KPK Dalami Dugaan Anggota DPRD Tabalong Terima Aliran Uang dari Bupati HSU Abdul Wahid
KPK mendalami dugaan penerimaan uang oleh Anggota DPRD Tabalong Fraksi PDIP, Rini Irawanty, dari Bupati nonaktif Hulu Sungai Utara (HSU), Abdul Wahid.
Penulis: Ilham Rian Pratama
Editor: Adi Suhendi
Laporan Wartawan Tribunnews.com, Ilham Rian Pratama
TRIBUNNEWS.COM, JAKARTA - Komisi Pemberantasan Korupsi (KPK) mendalami dugaan penerimaan uang oleh Anggota DPRD Tabalong Fraksi PDIP, Rini Irawanty, dari Bupati nonaktif Hulu Sungai Utara (HSU), Abdul Wahid (AW).
Pendalaman ini langsung ditanyakan kepada Rini Irawanty, Rabu (8/12/2021).

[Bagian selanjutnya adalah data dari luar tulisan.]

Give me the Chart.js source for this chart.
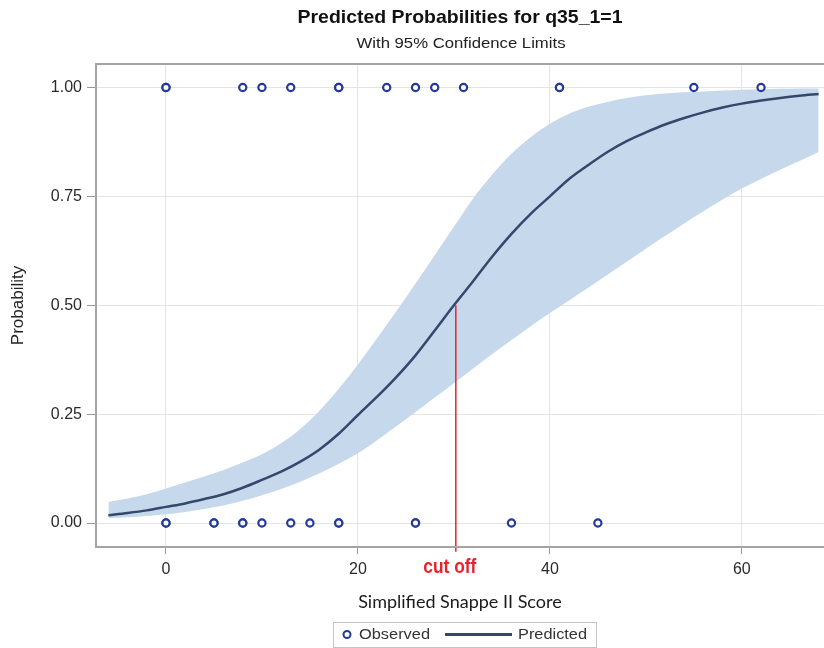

Rini diperiksa penyidik sebagai saksi dalam penyidikan kasus dugaan suap dan gratifikasi terkait pengadaan barang dan jasa di Kabupaten HSU Tahun 2021-2022.
"Rini Irawanty (Anggota DPRD Tabalong), hadir dan didalami pengetahuannya antara lain terkait dengan dugaan adanya aliran penerimaan sejumlah uang oleh tersangka AW dan pihak terkait lainnya yang selanjutnya digunakan untuk beberapa keperluan pribadi tersangka AW tersebut," kata Plt Juru Bicara KPK Ali Fikri dalam keterangannya, Jumat (9/12/2021).
KPK telah mengumumkan Abdul Wahid sebagai tersangka kasus dugaan suap dan gratifikasi pada 18 November 2021.
Penetapan Abdul Wahid sebagai tersangka merupakan pengembangan dari kasus yang menjerat Maliki selaku pelaksana tugas Kepala Dinas Pekerjaan Umum, Penataan Ruang, dan Pertanahan (PUPRP) Hulu Sungai Utara, Marhaini dari pihak swasta/Direktur CV Hanamas, dan Fachriadi dari pihak swasta/Direktur CV Kalpataru.
Baca juga: KPK Periksa Anggota DPRD dari PDIP Rini Irawanty Terkait Kasus Suap Bupati HSU
Dalam konstruksi perkara, KPK menjelaskan tersangka Abdul Wahid selaku Bupati Hulu Sungai Utara untuk dua periode (2012-2017) dan 2017-2022) pada awal 2019 menunjuk Maliki sebagai pelaksana tugas Kepala Dinas PUPRP Kabupaten Hulu Sungai Utara.
Diduga ada penyerahan sejumlah uang oleh Maliki untuk menduduki jabatan tersebut karena sebelumnya telah ada permintaan oleh tersangka Abdul Wahid.
Penerimaan uang oleh tersangka Abdul Wahid dilakukan di rumah Maliki pada Desember 2018 yang diserahkan langsung oleh Maliki melalui ajudan tersangka Abdul Wahid.
Pada sekitar awal 2021, Maliki menemui tersangka Abdul Wahid di rumah dinas jabatan bupati untuk melaporkan terkait plotting paket pekerjaan lelang pada bidang Sumber Daya Air Dinas PUPRP Hulu Sungai Utara Tahun 2021.
Baca juga: KPK Periksa Anggota DPRD Tabalong Terkait Kasus Suap Bupati HSU Abdul Wahid
Dalam dokumen laporan paket plotting pekerjaan tersebut, Maliki telah menyusun sedemikian rupa dan menyebutkan nama-nama dari para kontraktor yang akan dimenangkan dan mengerjakan berbagai proyek tersebut.
Selanjutnya, tersangka Abdul Wahid menyetujui paket plotting tersebut dengan syarat adanya pemberian komitmen fee dari nilai proyek dengan persentase pembagian fee, yaitu 10 persen untuk tersangka Abdul Wahid dan 5 persen untuk Maliki.
Baca juga: Kasus Suap Infrastruktur Bupati HSU Abdul Wahid, KPK Telusuri Indikasi Jual Beli Jabatan
Adapun, pemberian komitmen fee yang diduga diterima oleh tersangka Abdul Wahid melalui Maliki, yaitu dari Marhaini dan Fachriadi dengan jumlah sekitar Rp500 juta.
Selain melalui perantaraan Maliki, tersangka Abdul Wahid juga diduga menerima komitmen fee dari beberapa proyek lainnya melalui perantaraan beberapa pihak di Dinas PUPR Kabupaten Hulu Sungai Utara, yaitu pada 2019 sekitar Rp4,6 miliar, pada 2020 sekitar Rp12 miliar, dan pada 2021 sekitar Rp1,8 miliar.